Oct. 24, 2013
INDIANAPOLIS - Loyola University Maryland recorded 100-percent graduation success rate scores for eight sports, according to NCAA graduation success rate numbers released today.
Five men’s sports and three women’s sports posted perfect scores, as the Greyhounds achieved a 95-percent cumulative graduation rate for all sports for the 2003-2006 cohorts that make up this year’s report. That rate is tied for 20th among the 346 NCAA Division I schools included in the report.
Loyola has been ranked in the top-20 of the overall Graduation Success Rate in each of the report’s nine years.
“Loyola has a strong commitment to the academic success of our student-athletes, and we are proud that we have achieved this at the highest of levels again in this report,” said Jim Paquette, assistant vice president and director of athletics at Loyola. “Our student-athletes work tremendously hard to achieve high academic standards, and they are supported by a extraordinary network at Loyola. I would like to personally thank our academic support group, the faculty and coaching staffs here who have helped them during their academic careers.”
Loyola attained 100 percent scores for men’s cross country, men’s lacrosse, men’s soccer, men’s swimming and diving, men’s tennis, women’s basketball, women’s rowing and women’s tennis.

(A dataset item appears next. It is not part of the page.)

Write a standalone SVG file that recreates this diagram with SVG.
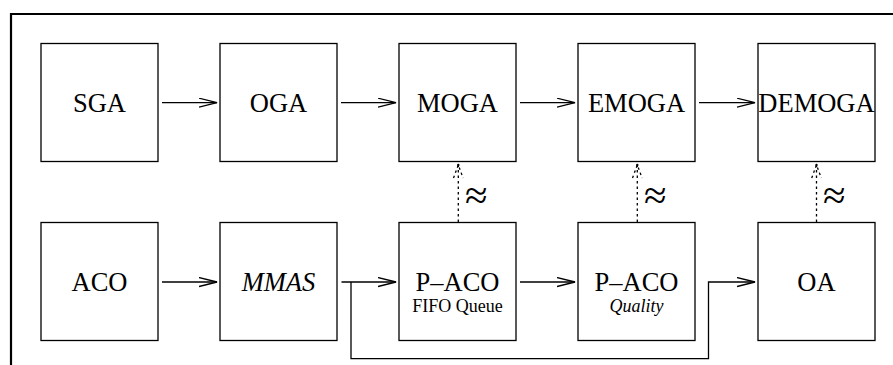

The NCAA developed the Graduation Success Rate as part of its academic reform initiative to more accurately assess the academic success of student-athletes. The Graduation Success Rate also accounts for midyear enrollees and is calculated for every sport, which increases the total number of student-athletes tracked for graduation by more than 37 percent.
Under the calculation, institutions are not penalized for outgoing transfer students who leave in good academic standing. Instead, the outgoing transfers are passed to the receiving institution's Graduation Success Rate cohort.
The NCAA also calculates the federal graduation rate for student-athletes, which does not hold institutions accountable for transfer student-athletes; it is the only rate by which to compare student-athletes to the general student body.